The Lancaster Wesleyan Church, like many early churches, traces its roots to a meeting in the home of one of its members.
In less than a year, the congregation had built and paid for a small, plain structure that - 125 years later - remains at the heart of the church building.
The church, located at 3147W-543S in the Huntington County town of Lancaster, will celebrate its 125th anniversary on Sunday, Oct. 28, with an invitation to all members, former members and pastors and friends to join in the morning service, a meal and a time of fellowship.
The morning service begins at 10:30 a.m. and is preceded by Sunday school at 9:30 a.m.
Members and guests are invited to join in the service, sing and share testimony.
A catered hog roast will be held from noon to 1 p.m. and will include a display of memorabilia and photos. An informal time of fellowship will be held during the afternoon.
Lancaster Wesleyan was organized in early 1887 and dedicated its church building on Nov. 13, 1887.
Early pastors made good use of that small building. Their 90-minute sermons were lengthy enough to require the church custodian leave his seat mid-service to pump up the kerosene lights and stoke the coal heating stoves.
For those sermons, the pastor got a place to live and an annual salary of $235.
The building has grown larger and the sermons have gotten shorter, but the country church remains active well into its second century.
"We like to think it's because of God's blessing, but I'm sure God blesses a lot of churches," says member Norma Etherington. "It's just God's blessing, and we're grateful for it."
Etherington is a 40-year member, becoming a part of the church family when her own family moved to a property near Mt. Etna in 1972.

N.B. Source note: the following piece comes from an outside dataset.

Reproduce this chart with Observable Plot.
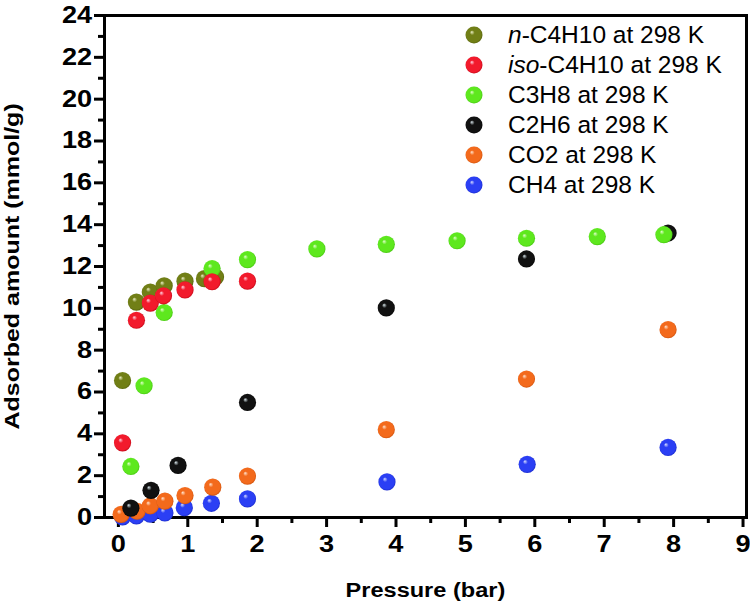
<!DOCTYPE html>
<html>
<head>
<meta charset="utf-8">
<script src="https://cdn.jsdelivr.net/npm/d3@7"></script>
<script src="https://cdn.jsdelivr.net/npm/@observablehq/plot@0.6"></script>
<style>
  html, body { margin: 0; padding: 0; background: #fff; }
  #wrap { position: relative; width: 750px; height: 606px; }
  #legend { position: absolute; left: 465px; top: 20px; font-family: "Liberation Sans", Arial, sans-serif; font-size: 24.5px; color: #000; }
  #legend .row { display: flex; align-items: center; height: 30px; white-space: nowrap; }
  #legend svg { margin-right: 25px; flex: none; }
</style>
</head>
<body>
<svg width="0" height="0" style="position:absolute">
  <defs id="grads"></defs>
</svg>
<div id="wrap">
  <div id="chart"></div>
  <div id="legend"></div>
</div>
<script>
// ---- data ----
const seriesNames = ["n-C4H10 at 298 K", "iso-C4H10 at 298 K", "C3H8 at 298 K", "C2H6 at 298 K", "CO2 at 298 K", "CH4 at 298 K"];
const seriesKeys = ["nC4", "iC4", "C3", "C2", "CO2", "CH4"];

const nC4Pressure = [0.06, 0.26, 0.46, 0.66, 0.96, 1.24, 1.40];
const nC4Amount   = [6.55, 10.3, 10.78, 11.08, 11.3, 11.42, 11.5];

const iC4Pressure = [0.06, 0.26, 0.46, 0.65, 0.96, 1.35, 1.86];
const iC4Amount   = [3.57, 9.43, 10.25, 10.6, 10.88, 11.27, 11.3];

const C3Pressure = [0.18, 0.37, 0.66, 1.35, 1.86, 2.86, 3.86, 4.88, 5.88, 6.90, 7.86];
const C3Amount   = [2.44, 6.3, 9.8, 11.9, 12.33, 12.84, 13.06, 13.23, 13.35, 13.43, 13.52];

const C2Pressure = [0.18, 0.47, 0.86, 1.86, 3.86, 5.88, 7.92];
const C2Amount   = [0.45, 1.3, 2.49, 5.5, 10.02, 12.36, 13.6];

const CO2Pressure = [0.04, 0.27, 0.46, 0.67, 0.96, 1.36, 1.86, 3.86, 5.88, 7.92];
const CO2Amount   = [0.15, 0.3, 0.56, 0.78, 1.05, 1.45, 1.98, 4.2, 6.62, 8.98];

const CH4Pressure = [0.06, 0.26, 0.46, 0.67, 0.95, 1.34, 1.86, 3.87, 5.89, 7.92];
const CH4Amount   = [0.03, 0.08, 0.16, 0.22, 0.47, 0.68, 0.89, 1.7, 2.54, 3.35];

const xTicks = [0, 1, 2, 3, 4, 5, 6, 7, 8, 9];
const xMinorTicks = [0.5, 1.5, 2.5, 3.5, 4.5, 5.5, 6.5, 7.5, 8.5];
const yTicks = [0, 2, 4, 6, 8, 10, 12, 14, 16, 18, 20, 22, 24];
const yMinorTicks = [1, 3, 5, 7, 9, 11, 13, 15, 17, 19, 21, 23];

const xLabel = "Pressure (bar)";
const yLabel = "Adsorbed amount (mmol/g)";

// sphere colours: [highlight, body, edge]
const sphereColors = {
  nC4: ["#eef0c8", "#717f16", "#4c5808"],
  iC4: ["#ffd8e6", "#f21a2c", "#b0000e"],
  C3:  ["#e2ffcc", "#5ee81e", "#3eb80c"],
  C2:  ["#dbe9ee", "#111111", "#000000"],
  CO2: ["#ffe6d2", "#f36a1c", "#c44a06"],
  CH4: ["#d8deff", "#2b3ff4", "#1424bc"]
};

// build gradients
const defs = d3.select("#grads");
for (const k of seriesKeys) {
  const [hi, body, edge] = sphereColors[k];
  const g = defs.append("radialGradient").attr("id", "sph-" + k)
    .attr("cx", "50%").attr("cy", "50%").attr("r", "55%")
    .attr("fx", "36%").attr("fy", "32%");
  g.append("stop").attr("offset", "0%").attr("stop-color", hi);
  g.append("stop").attr("offset", "26%").attr("stop-color", body);
  g.append("stop").attr("offset", "80%").attr("stop-color", body);
  g.append("stop").attr("offset", "100%").attr("stop-color", edge);
}

const toRows = (xs, ys) => xs.map((x, i) => ({x, y: ys[i]}));
const data = {
  nC4: toRows(nC4Pressure, nC4Amount),
  iC4: toRows(iC4Pressure, iC4Amount),
  C3: toRows(C3Pressure, C3Amount),
  C2: toRows(C2Pressure, C2Amount),
  CO2: toRows(CO2Pressure, CO2Amount),
  CH4: toRows(CH4Pressure, CH4Amount)
};

const drawOrder = ["nC4", "CH4", "CO2", "C2", "C3", "iC4"];
const R = 8.6;

const chart = Plot.plot({
  width: 750,
  height: 606,
  marginLeft: 104,
  marginRight: 4,
  marginTop: 15,
  marginBottom: 89,
  style: {fontFamily: "'Liberation Sans', Arial, sans-serif", fontSize: "23px", fontWeight: "bold", color: "#000", background: "#fff", overflow: "visible"},
  x: {domain: [-0.2, 9.05]},
  y: {domain: [0, 24]},
  marks: [
    Plot.frame({strokeWidth: 3}),
    Plot.axisY({ticks: yMinorTicks, tickSize: 6, strokeWidth: 3, tickFormat: () => "", label: null}),
    Plot.axisY({ticks: yTicks, tickSize: 10, tickPadding: 5, strokeWidth: 3, label: null}),
    Plot.axisX({ticks: xMinorTicks, tickSize: 6, strokeWidth: 3, tickFormat: () => "", label: null}),
    Plot.axisX({ticks: xTicks, tickSize: 10, tickPadding: 8, strokeWidth: 3, label: null}),
    Plot.text([xLabel], {text: d => d, frameAnchor: "bottom", textAnchor: "middle", lineAnchor: "middle", dy: 73, fontSize: 20.5, fontWeight: "bold"}),
    Plot.text([yLabel], {text: d => d, frameAnchor: "left", textAnchor: "middle", lineAnchor: "middle", rotate: -90, dx: -92, fontSize: 21, fontWeight: "bold"}),
    ...drawOrder.map(k => Plot.dot(data[k], {x: "x", y: "y", r: R, fill: `url(#sph-${k})`, stroke: "none"}))
  ]
});
document.getElementById("chart").appendChild(chart);

// widen the bold glyphs (reference font is wider than Liberation Sans Bold)
const NS = "http://www.w3.org/2000/svg";
function widen(textEl, s, mode) {
  const svgBox = chart.getBoundingClientRect();
  const b = textEl.getBoundingClientRect();
  const g = document.createElementNS(NS, "g");
  textEl.parentNode.insertBefore(g, textEl);
  g.appendChild(textEl);
  if (mode === "vertical") {
    const ay = b.top - svgBox.top + b.height / 2;
    g.setAttribute("transform", `translate(0 ${ay}) scale(1 ${s}) translate(0 ${-ay})`);
  } else {
    const ax = mode === "right" ? b.right - svgBox.left : b.left - svgBox.left + b.width / 2;
    g.setAttribute("transform", `translate(${ax} 0) scale(${s} 1) translate(${-ax} 0)`);
  }
}
const svgTop = chart.getBoundingClientRect().top;
const allTexts = Array.from(chart.querySelectorAll("text"));
const plans = allTexts.map(t => {
  const txt = t.textContent.trim();
  if (!txt) return null;
  if (txt === yLabel) return [t, 1.19, "vertical"];
  if (txt === xLabel) return [t, 1.15, "center"];
  const r = t.getBoundingClientRect();
  if (r.top - svgTop > 525) return [t, 1.18, "center"];
  return [t, 1.18, "right"];
}).filter(Boolean);
plans.forEach(([t, s, m]) => widen(t, s, m));

// legend
const legend = d3.select("#legend");
seriesKeys.forEach((k, i) => {
  const row = legend.append("div").attr("class", "row");
  const s = row.append("svg").attr("width", 18).attr("height", 18);
  s.append("circle").attr("cx", 9).attr("cy", 9).attr("r", 8.5).attr("fill", `url(#sph-${k})`);
  const name = seriesNames[i];
  const span = row.append("span");
  const m = name.match(/^(n|iso)-(.*)$/);
  if (m) {
    span.append("i").text(m[1]);
    span.append("span").text("-" + m[2]);
  } else {
    span.text(name);
  }
});
</script>
</body>
</html>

"We knew a family at Lancaster Wesleyan," she remembers. "When we got there, they had brought us a nice meal for the evening."
The church, pastored for the past 12 years by Rev. Doug Sharrard, draws between 50 and 60 people to its Sunday morning services.
In addition to the Sunday services, members gather at the church on Wednesday evenings for a meal and activities for men, women and youth.
The congregation supports a number of community organizations, including Love INC and Huntington County Right to Life, and is active in missions work.
"We all pitch in," Etherington says. "It's a very cooperative church. People are always willing to do things when we ask."
For many years, the history of the church was preserved by member Helen Shellenbarger, a descendant of one of its founders.
Shellenbarger, who taught many years at Lancaster School, died in 1997.
"She was carried into the church as a baby and carried out as a 93-year-old," Etherington says.